Por Gonzalo Zegarra
Mulanovich
19 de Junio de 2012
“No hay diálogo”, parece
ser el mantra favorito entre un importante sector de analistas y opinólogos
locales tras los sucesos de Espinar y Cajamarca. Y tienen razón: no hay diálogo
posible cuando aflora la violencia. El pequeño detalle es que esa corriente de
opinión pretende responsabilizar explícita o implícitamente al gobierno por la
falta de diálogo. Insinúan, o peor aún, afirman que cuando el gobierno aplica
la ley y trata de impedir el vandalismo está violando el derecho a la protesta
de los ciudadanos. Pero olvidan que no existe un derecho a la protesta
violenta. No en democracia, al menos. La única protesta violenta legítima es el
derecho de insurgencia, que se ejerce contra un gobierno usurpador,
dictatorial, inconstitucional, sedicioso.
No es extraño, entonces, que el presidente
regional de Cajamarca se pronuncie a favor de la sedición en forma de
deposición del presidente Ollanta Humala.

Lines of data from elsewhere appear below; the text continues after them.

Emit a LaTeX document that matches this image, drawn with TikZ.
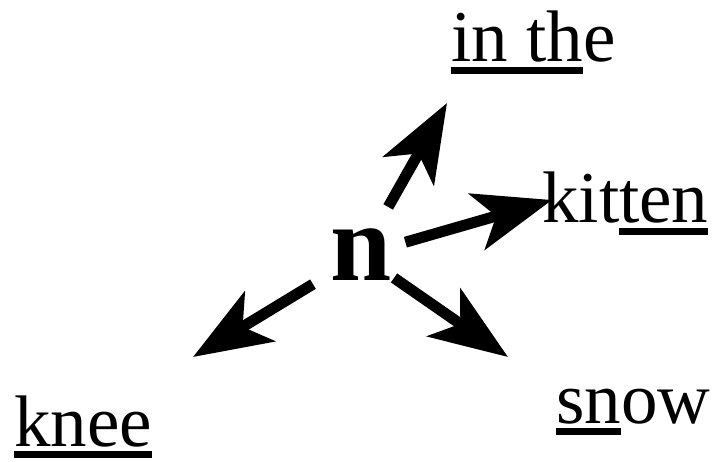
\documentclass[tikz,border=0pt]{standalone}
\usepackage{fontspec}
\setmainfont{Liberation Serif}
\usetikzlibrary{arrows.meta}

% underline part of a word
\newcommand\ulpart[1]{\setbox0\hbox{#1}\rlap{\rule[-12pt]{\wd0}{7pt}}\box0}

\tikzset{
  word/.style={anchor=base west, inner sep=0pt, font=\fontsize{73}{80}\selectfont},
  arr/.style={line width=11pt, -{Stealth[length=78pt, width=58pt, inset=20pt]}},
}

\begin{document}
\begin{tikzpicture}[x=1pt, y=-1pt]
  \useasboundingbox (0,0) rectangle (720,462);

  % centre letter
  \node[circle, inner sep=0pt, minimum size=80pt,
        font=\fontsize{110}{120}\selectfont\bfseries] (n) at (361,255) {n};

  % the four words
  \node[word] (inthe)  at (451,62)  {\ulpart{in th}e};
  \node[word] (kitten) at (542,223) {kit\ulpart{ten}};
  \node[word] (snow)   at (556,423) {\ulpart{sn}ow};
  \node[word] (knee)   at (14,446)  {\ulpart{knee}};

  % arrow tips
  \coordinate (tipinthe)  at (447,103);
  \coordinate (tipkitten) at (552,200);
  \coordinate (tipsnow)   at (508,357);
  \coordinate (tipknee)   at (193,357);

  % arrows out of n
  \draw[arr, shorten <=15pt] (n) -- (tipinthe);
  \draw[arr, shorten <=6pt]  (n) -- (tipkitten);
  \draw[arr]                 (n) -- (tipsnow);
  \draw[arr, shorten <=16pt] (n) -- (tipknee);
\end{tikzpicture}
\end{document}
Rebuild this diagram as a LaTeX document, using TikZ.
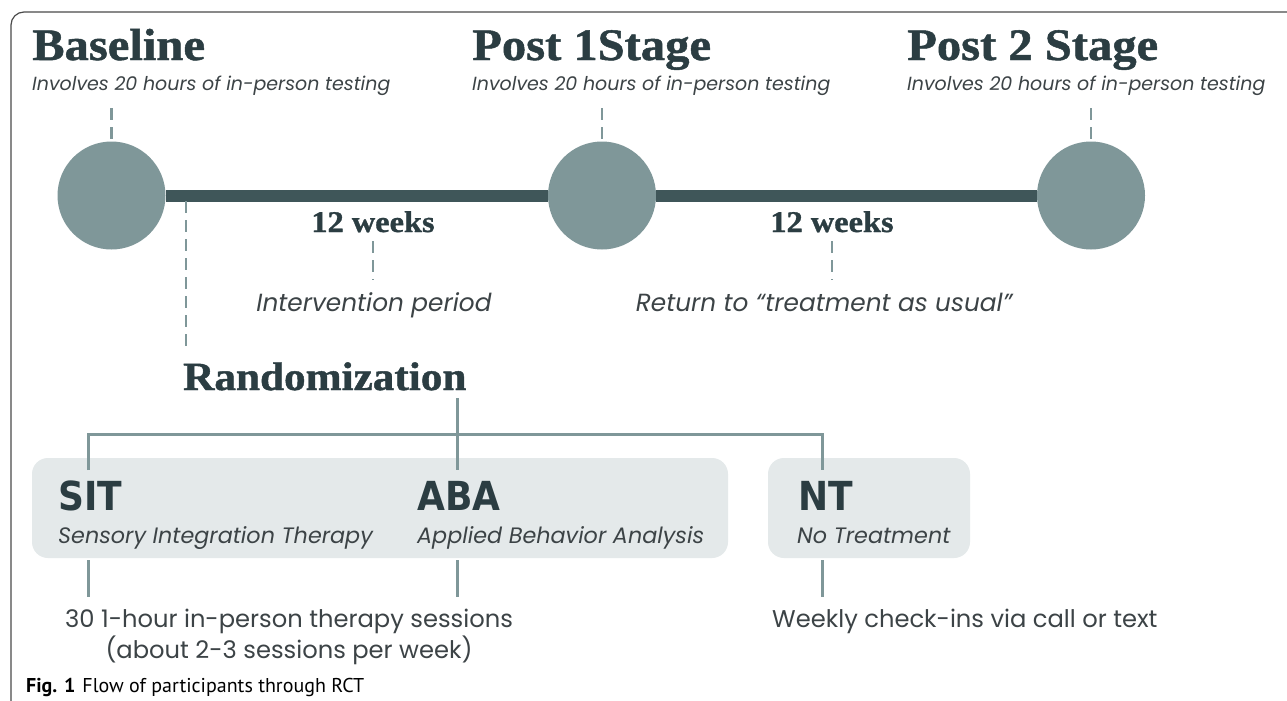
\documentclass[tikz,border=0pt]{standalone}
\usepackage{fontspec}
\setmainfont{Liberation Serif}
\setsansfont{Poppins}
\newfontfamily\headfont[FakeStretch=1.08,FakeBold=1.1]{Liberation Serif Bold}
\newfontfamily\armfont{DejaVu Sans Condensed Bold}
\newfontfamily\capfont{PT Sans}
\usetikzlibrary{positioning}

\definecolor{inkdark}{HTML}{2B3D42}
\definecolor{inkgray}{HTML}{3C4346}
\definecolor{dotgray}{HTML}{7F9799}
\definecolor{linedark}{HTML}{3F5659}
\definecolor{boxgray}{HTML}{E4E9EA}
\definecolor{framegray}{HTML}{4A4A4A}

\tikzset{
  stagehead/.style={font=\headfont\fontsize{45}{50}\selectfont, text=inkdark, anchor=base west, inner sep=0pt},
  stagenote/.style={font=\sffamily\itshape\fontsize{19}{23}\selectfont, text=inkgray, anchor=base west, inner sep=0pt},
  weeks/.style={font=\headfont\fontsize{30}{34}\selectfont, text=inkdark, anchor=base, inner sep=0pt},
  period/.style={stagenote, font=\sffamily\itshape\fontsize{24.8}{28}\selectfont, anchor=base},
  armhead/.style={font=\armfont\fontsize{40}{44}\selectfont, text=inkdark, anchor=base west, inner sep=0pt},
  armnote/.style={font=\sffamily\itshape\fontsize{22.3}{26}\selectfont, text=inkgray, anchor=base west, inner sep=0pt},
  armplan/.style={font=\sffamily\fontsize{24.2}{31}\selectfont, text=inkgray, inner sep=0pt},
  stagedot/.style={circle, fill=dotgray, minimum size=108pt, inner sep=0pt},
  timeline/.style={draw=linedark, line width=12pt},
  tick/.style={draw=dotgray, line width=2.6pt, dash pattern=on 12pt off 7pt},
  branch/.style={draw=dotgray, line width=3pt},
  armbox/.style={fill=boxgray, rounded corners=16pt, inner sep=0pt},
}

\begin{document}
\begin{tikzpicture}[x=1pt,y=-1pt]
  \useasboundingbox (0,0) rectangle (1287,701);
  \fill[white] (0,0) rectangle (1287,701);

  % Frame
  \draw[framegray, line width=1.2pt, rounded corners=13pt] (11,705) -- (11,12) -- (1295,12);

  % Stages
  \node[stagehead] (base) at (32,60) {Baseline};
  \node[stagehead] (post1) at (472,60) {Post 1Stage};
  \node[stagehead] (post2) at (907,60) {Post 2 Stage};
  \node[stagenote] (basenote) at (32,90) {Involves 20 hours of in-person testing};
  \node[stagenote] (post1note) at (472,90) {Involves 20 hours of in-person testing};
  \node[stagenote] (post2note) at (907,90) {Involves 20 hours of in-person testing};

  % Timeline
  \node[stagedot] (dot1) at (111.5,195.5) {};
  \node[stagedot] (dot2) at (602,195.5) {};
  \node[stagedot] (dot3) at (1091,195.5) {};
  \draw[timeline] (dot1) -- (dot2);
  \draw[timeline] (dot2) -- (dot3);
  \foreach \d/\x in {dot1/111.5,dot2/602,dot3/1091}
    \coordinate (\d top) at (\x,108);
  \foreach \d in {dot1,dot2,dot3}
    \draw[tick] (\d top) -- (\d.north);

  % Periods
  \node[weeks] (wk1) at (373,232) {12 weeks};
  \node[weeks] (wk2) at (832,232) {12 weeks};
  \node[period] (interv) at (374,311) {Intervention period};
  \node[period] (usual) at (824,311) {Return to “treatment as usual”};
  \coordinate (wk1end) at (373,280);
  \coordinate (wk2end) at (832,280);
  \draw[tick] (373,241) -- (wk1end);
  \draw[tick] (832,241) -- (wk2end);

  % Randomization
  \coordinate (randtop) at (186,201);
  \coordinate (randend) at (186,351);
  \draw[tick] (randtop) -- (randend);
  \node[stagehead, font=\headfont\fontsize{40}{44}\selectfont] (rand) at (183,390) {Randomization};

  % Arms
  \node[armbox, minimum width=696pt, minimum height=100pt] (armsbox) at (380,508) {};
  \node[armbox, minimum width=202pt, minimum height=100pt] (ntbox) at (869,508) {};
  \coordinate (fork) at (457,434);
  \coordinate (randfoot) at (457,398);
  \foreach \a/\x in {sit/88,aba/457,nt/822} {
    \coordinate (\a top) at (\x,470);
    \coordinate (\a low) at (\x,560);
    \coordinate (\a end) at (\x,597);
  }
  \draw[branch] (sittop) |- (fork) -| (nttop);
  \draw[branch] (randfoot) -- (abatop);
  \foreach \a in {sit,aba,nt}
    \draw[branch] (\a low) -- (\a end);

  \node[armhead] (sit) at (58,510) {SIT};
  \node[armhead] (aba) at (417,510) {ABA};
  \node[armhead] (nt) at (798,510) {NT};
  \node[armnote] (sitnote) at (58,543) {Sensory Integration Therapy};
  \node[armnote] (abanote) at (417,543) {Applied Behavior Analysis};
  \node[armnote] (ntnote) at (797,543) {No Treatment};

  % Schedules
  \node[armplan, align=center, anchor=north] (sessions) at (289,609) {30 1-hour in-person therapy sessions\\(about 2-3 sessions per week)};
  \node[armplan, anchor=base west] (checkins) at (772,627) {Weekly check-ins via call or text};

  % Caption
  \node[font=\capfont\fontsize{20}{23}\selectfont, anchor=base west, inner sep=0pt] (caption) at (26,692) {\textbf{Fig. 1}\hspace{7pt}Flow of participants through RCT};
\end{tikzpicture}
\end{document}
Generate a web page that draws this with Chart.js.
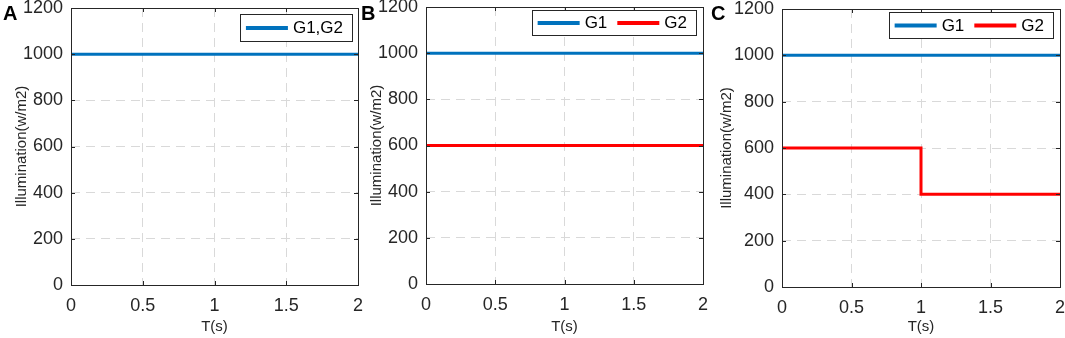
<!DOCTYPE html>
<html lang="en">
<head>
<meta charset="UTF-8">
<title>Illumination G1 / G2</title>
<script src="https://cdn.jsdelivr.net/npm/chart.js"></script>
<style>
  body { margin: 0; background: #fff; width: 1065px; height: 338px; position: relative; overflow: hidden; font-family: "Liberation Sans", Arial, sans-serif; }
  canvas { position: absolute; top: 0; }
  .tag { position: absolute; top: 3px; font-weight: bold; font-size: 20px; line-height: 20px; color: #000; }
</style>
</head>
<body>
<canvas id="chartA" width="364" height="338" style="left:0"></canvas>
<canvas id="chartB" width="354" height="338" style="left:355px"></canvas>
<canvas id="chartC" width="354" height="338" style="left:711px"></canvas>
<div class="tag" style="left:3px">A</div>
<div class="tag" style="left:361px">B</div>
<div class="tag" style="left:711px">C</div>
<script>
// data
const timeA = [0, 2];
const g12A = [1000, 1000];

const timeB = [0, 2];
const g1B = [1000, 1000];
const g2B = [600, 600];

const timeC = [0, 2];
const g1C = [1000, 1000];
// G2 steps down from 600 to 400 at t = 1 s
const timeC2 = [0, 1, 1, 2];
const g2C = [600, 600, 400, 400];

const xTicks = [0, 0.5, 1, 1.5, 2];
const yTicks = [0, 200, 400, 600, 800, 1000, 1200];

const BLUE = '#0072BD';
const RED = '#FF0000';
const FONT = '"Liberation Sans", Arial, sans-serif';

const pts = (xs, ys) => xs.map((x, i) => ({ x: x, y: ys[i] }));

// matlab style box with inward ticks
const matlabBox = {
  id: 'matlabBox',
  afterDatasetsDraw(chart) {
    const { ctx, chartArea: a, scales: { x, y } } = chart;
    ctx.save();
    ctx.strokeStyle = '#262626';
    ctx.lineWidth = 1;
    ctx.beginPath();
    xTicks.forEach(v => {
      const px = Math.round(x.getPixelForValue(v)) + 0.5;
      ctx.moveTo(px, a.bottom); ctx.lineTo(px, a.bottom - 4);
      ctx.moveTo(px, a.top); ctx.lineTo(px, a.top + 4);
    });
    yTicks.forEach(v => {
      const py = Math.round(y.getPixelForValue(v)) + 0.5;
      ctx.moveTo(a.left, py); ctx.lineTo(a.left + 4, py);
      ctx.moveTo(a.right, py); ctx.lineTo(a.right - 4, py);
    });
    ctx.stroke();
    ctx.strokeRect(Math.round(a.left) + 0.5, Math.round(a.top) + 0.5, Math.round(a.width), Math.round(a.height));
    ctx.restore();
  }
};

// legend drawn inside the plot, top right, with a frame
const boxLegend = {
  id: 'boxLegend',
  afterDraw(chart, args, opts) {
    const { ctx, chartArea: a } = chart;
    ctx.save();
    ctx.font = '17px ' + FONT;
    const items = chart.data.datasets.map(d => ({ label: d.label, color: d.borderColor, w: ctx.measureText(d.label).width }));
    const lineLen = 42, gap = 5, sep = 10, padL = 6, padR = 9;
    const width = padL + padR + items.reduce((s, it) => s + lineLen + gap + it.w, 0) + sep * (items.length - 1);
    const right = a.right - opts.right;
    const left = right - width;
    const top = a.top + opts.top;
    const h = opts.height;
    ctx.fillStyle = '#fff';
    ctx.fillRect(left, top, width, h);
    ctx.strokeStyle = '#262626';
    ctx.lineWidth = 1;
    ctx.strokeRect(Math.round(left) + 0.5, Math.round(top) + 0.5, Math.round(width), h);
    let cx = left + padL;
    const cy = top + h / 2;
    ctx.textBaseline = 'middle';
    ctx.textAlign = 'left';
    items.forEach(it => {
      ctx.strokeStyle = it.color;
      ctx.lineWidth = 4;
      ctx.beginPath();
      ctx.moveTo(cx, cy + 0.5);
      ctx.lineTo(cx + lineLen, cy + 0.5);
      ctx.stroke();
      cx += lineLen + gap;
      ctx.fillStyle = '#000';
      ctx.fillText(it.label, cx, cy + 1);
      cx += it.w + sep;
    });
    ctx.restore();
  }
};

function makePanel(id, datasets, f) {
  new Chart(document.getElementById(id), {
    type: 'line',
    data: { datasets: datasets },
    plugins: [matlabBox, boxLegend],
    options: {
      responsive: false,
      animation: false,
      events: [],
      layout: { padding: { top: f.top, right: f.right, left: 0, bottom: 0 } },
      elements: { point: { radius: 0 }, line: { borderWidth: 3, tension: 0 } },
      plugins: {
        legend: { display: false },
        tooltip: { enabled: false },
        boxLegend: f.legend
      },
      scales: {
        x: {
          type: 'linear',
          min: 0,
          max: 2,
          afterBuildTicks(s) { s.ticks = xTicks.map(v => ({ value: v })); },
          afterFit(s) { s.height = 338 - f.bottom; s.paddingLeft = 0; s.paddingRight = 0; },
          grid: { color: '#d9d9d9', drawTicks: false },
          border: { display: false, dash: [9, 6] },
          ticks: { padding: 10, autoSkip: false, maxRotation: 0, color: '#262626', font: { family: FONT, size: 18 }, callback: v => String(v) },
          title: { display: true, text: 'T(s)', color: '#262626', font: { family: FONT, size: 15 }, padding: { top: 0, bottom: 2.5 } }
        },
        y: {
          min: 0,
          max: 1200,
          afterBuildTicks(s) { s.ticks = yTicks.map(v => ({ value: v })); },
          afterFit(s) { s.width = 71; s.paddingTop = 0; s.paddingBottom = 0; },
          grid: { color: '#d9d9d9', drawTicks: false },
          border: { display: false, dash: [9, 6] },
          ticks: { padding: 8, autoSkip: false, color: '#262626', font: { family: FONT, size: 18 }, callback: v => String(v) },
          title: { display: true, text: 'Illumination(w/m2)', color: '#262626', font: { family: FONT, size: 15 }, padding: { top: f.ytitle, bottom: 0 } }
        }
      }
    }
  });
}

makePanel('chartA', [
  { label: 'G1,G2', data: pts(timeA, g12A), borderColor: BLUE, backgroundColor: BLUE }
], { top: 8, bottom: 285, right: 6, ytitle: 12.5, legend: { right: 6, top: 6, height: 27 } });

makePanel('chartB', [
  { label: 'G1', data: pts(timeB, g1B), borderColor: BLUE, backgroundColor: BLUE },
  { label: 'G2', data: pts(timeB, g2B), borderColor: RED, backgroundColor: RED }
], { top: 7, bottom: 284, right: 6, ytitle: 12.5, legend: { right: 7, top: 3, height: 25 } });

makePanel('chartC', [
  { label: 'G1', data: pts(timeC, g1C), borderColor: BLUE, backgroundColor: BLUE },
  { label: 'G2', data: pts(timeC2, g2C), borderColor: RED, backgroundColor: RED }
], { top: 9, bottom: 287, right: 5, ytitle: 6.5, legend: { right: 7, top: 3, height: 26 } });
</script>
</body>
</html>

Lo extraño es que quienes dicen
defender la democracia a la vez pretendan que los opositores radicales al gobierno
tienen un derecho equivalente al de insurgencia contra un gobierno
legítimamente constituido. ¿Y el principio de no contradicción, según el cual
nada puede ser y no ser al mismo tiempo y en el mismo sentido? El gobierno,
pues, no puede al mismo tiempo ser democrático y merecer que la población se
levante contra él.
El politólogo de Harvard Steven Levitsky ha
afirmado en La República (y varios le han hecho eco): “En una democracia de
verdad, balear a los manifestantes no es una opción legítima”. Es cierto, si
los manifestantes a su vez no están baleando o agrediendo físicamente a nadie.
Pero si lo hacen –y ése es el supuesto acá–, la única opción es detenerlos. Y
si para eso –para evitar que ellos baleen a otros– hay que, en el extremo,
utilizar la fuerza (y las armas), ¿qué opción queda? Pues, según Levitsky “…
esperar un poco y dejar pasar la tormenta”. O sea, desproteger mientras tanto a
todos los ciudadanos que son víctimas de la violencia de los protestantes; a
todos los que no pueden circular, opinar, comerciar, etc. debido a los
disturbios. No sé qué clase de democracia sería ésa, que privilegia a una
minoría de vándalos por sobre el resto de ciudadanos pacíficos. “La otra
estrategia es la cooptación”, sostiene Levitsky, y se apresura a etiquetar de
“derecha conservadora” a todo el que piense que hay que proteger a los débiles
(desarmados y pacíficos). O sea, dádivas a los violentos, con dinero de los
contribuyentes. ¿Y el riesgo moral? El mensaje implícito es: “destruye todo a
tu paso y conseguirás regalos del Estado”.
Leo todas las columnas que se oponen a la
aplicación de la ley y sigo sin entender: ¿qué clase de superioridad moral
tiene la protesta antiminera que justifique que se le permita lo que a nadie
más –digamos, a los hinchas del fútbol o a los activistas antiaborto– se les
permitiría jamás; a saber, expresar su descontento mediante la fuerza física? Y
si no es eso, ¿se justificará entonces el llamado a la inacción del Estado en
una visión paternalista, que asume como inimputables –seres sin razón ni
libertad– a quienes perpetran este salvajismo? Que alguien, por favor, explique
cuál es la lógica de todo esto.
COMENTARIO:
Este artículo publicado en Semana Económica aplica en su misma lógica a los sucesos de la violencia desatada por los merluceros en Paita en abril de este año. Es probable que si el autor del artículo conociese los antecedentes y ocurrencias de dichos eventos, los incluiría también en su nota.